CEVAP: Davalı vekili cevap dilekçesinde özetle; davanın kanunun öngörmüş olduğu üzere heyet mahkemesince görülmesi gerektiğini, davacının sözde alacağının ve alacağına dair kayıt talebinin iflas idaresince reddedildiğini, davacının kararın kendisine tebliği için tebliğ giderinin depo ettiğinden iflas idaresince tanzim olunan sıra cetveli ilamı ve alacak hakkındaki kararın davacıya 29/07/2015 tarihinde tebliğ edildiğini, tanzim edilen sıra cetvelinin 28/07/2015 tarihinde ticaret sicil gazetesinde ve 23/07/2015 tarihinde Cumhuriyet Gazetesinde yayımlandığını, davacının ise davasını 20/08/2015 tarihinde açtığını ileri sürerek davacının davasının hak düşürücü süre geçtikten sonra açtığı, davacının müvekkilin ortağı olduğu şirketten bir alacağının olmadığı gerekçeleri ile davanın reddine karar verilmesini talep etmiştir.

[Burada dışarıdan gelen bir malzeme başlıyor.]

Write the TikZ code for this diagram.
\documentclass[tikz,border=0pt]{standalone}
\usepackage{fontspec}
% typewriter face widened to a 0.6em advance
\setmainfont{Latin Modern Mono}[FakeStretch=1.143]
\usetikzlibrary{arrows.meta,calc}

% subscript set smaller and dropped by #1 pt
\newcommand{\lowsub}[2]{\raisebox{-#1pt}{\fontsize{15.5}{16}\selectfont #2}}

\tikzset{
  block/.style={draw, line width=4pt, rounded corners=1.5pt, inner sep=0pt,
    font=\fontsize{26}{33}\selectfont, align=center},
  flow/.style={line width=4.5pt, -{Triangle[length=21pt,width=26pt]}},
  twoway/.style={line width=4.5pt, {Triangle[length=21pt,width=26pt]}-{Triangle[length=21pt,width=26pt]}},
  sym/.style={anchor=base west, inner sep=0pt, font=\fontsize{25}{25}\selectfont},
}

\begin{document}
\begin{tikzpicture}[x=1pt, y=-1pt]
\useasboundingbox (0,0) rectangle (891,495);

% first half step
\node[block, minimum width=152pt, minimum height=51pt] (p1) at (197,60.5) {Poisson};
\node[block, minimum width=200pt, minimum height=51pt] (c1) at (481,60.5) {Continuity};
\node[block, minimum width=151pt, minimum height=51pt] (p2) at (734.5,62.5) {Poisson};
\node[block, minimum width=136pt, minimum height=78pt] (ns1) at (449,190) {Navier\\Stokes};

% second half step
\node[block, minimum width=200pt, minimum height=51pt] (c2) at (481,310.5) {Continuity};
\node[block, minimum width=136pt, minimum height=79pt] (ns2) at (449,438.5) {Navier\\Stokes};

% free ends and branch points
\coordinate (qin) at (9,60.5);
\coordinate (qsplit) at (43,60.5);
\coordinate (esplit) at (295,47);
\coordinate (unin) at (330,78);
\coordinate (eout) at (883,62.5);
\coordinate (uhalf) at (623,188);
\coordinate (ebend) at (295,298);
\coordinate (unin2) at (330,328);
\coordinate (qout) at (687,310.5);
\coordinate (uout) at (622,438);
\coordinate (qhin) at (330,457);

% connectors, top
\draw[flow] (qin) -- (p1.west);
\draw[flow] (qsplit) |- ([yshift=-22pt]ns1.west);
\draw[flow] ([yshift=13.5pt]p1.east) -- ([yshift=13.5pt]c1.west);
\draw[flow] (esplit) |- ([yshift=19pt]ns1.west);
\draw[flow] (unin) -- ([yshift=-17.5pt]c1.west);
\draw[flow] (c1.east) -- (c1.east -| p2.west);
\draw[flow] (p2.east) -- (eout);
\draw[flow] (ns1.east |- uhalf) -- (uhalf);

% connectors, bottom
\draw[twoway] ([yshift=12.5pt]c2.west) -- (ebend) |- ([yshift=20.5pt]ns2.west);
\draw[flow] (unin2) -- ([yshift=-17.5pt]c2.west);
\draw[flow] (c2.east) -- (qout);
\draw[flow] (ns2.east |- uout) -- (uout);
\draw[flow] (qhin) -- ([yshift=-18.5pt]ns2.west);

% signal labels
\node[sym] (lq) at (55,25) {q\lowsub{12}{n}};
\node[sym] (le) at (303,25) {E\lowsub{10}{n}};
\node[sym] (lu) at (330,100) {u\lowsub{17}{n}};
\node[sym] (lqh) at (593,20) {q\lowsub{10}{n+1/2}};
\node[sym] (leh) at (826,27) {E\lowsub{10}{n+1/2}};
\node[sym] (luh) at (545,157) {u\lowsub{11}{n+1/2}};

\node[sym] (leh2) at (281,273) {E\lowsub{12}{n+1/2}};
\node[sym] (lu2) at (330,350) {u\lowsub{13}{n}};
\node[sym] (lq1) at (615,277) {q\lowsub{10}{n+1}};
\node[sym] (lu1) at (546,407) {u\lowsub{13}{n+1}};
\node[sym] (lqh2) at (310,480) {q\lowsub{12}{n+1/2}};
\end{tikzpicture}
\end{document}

İLK DERECE MAHKEMESİ KARARI Mahkemece; Düzenlenen bilirkişi raporu ile; davacı vekili tarafından İstanbul … İcra Müdürlüğünün … sayılı dosyasıyla 08.11.2013 tarihinde 10.07.2013 tanzim tarihli 6.947.000,00 TL tutarlı çeke dayanarak müflis şirket ve … aleyhine başlatılan icra takibinde borçlulara gönderilen ödeme emri ile, 6.947.000,00 TL Asıl alacak, 316.659,49 TL İşlemiş faiz (10/07/2013-08/11/2013 arası yıllık %13,75) 694.700,00 TL %10 Tazminat, 20.841,00 TL %0,30 Komisyon olmak üzere 7.979.200,49 TL tutarındaki toplam alacağın icra gideri, vekalet ücreti ve takip tarihinden itibaren asıl alacağa işleyecek % 13,75 avans faizi ile birlikte ödenmesi talep edildiği ve icra takibi kesinleştiği, iflas takribi itibariyle davacının 9.018.713,52 TL talep edebileceğinin belirlendiği, toplanan deliller, Mahkemece benimsenen bilirkişi raporu, tarafların iddia ve savunmaları hep birlikte değerlendirildiğinde, davacının benimsenen bilirkişi raporuyla belirlenen alacağının müflisin iflas masasına İİK’nun 235. maddesi gereğince kayıt ve kabulüne karar verilmiştir.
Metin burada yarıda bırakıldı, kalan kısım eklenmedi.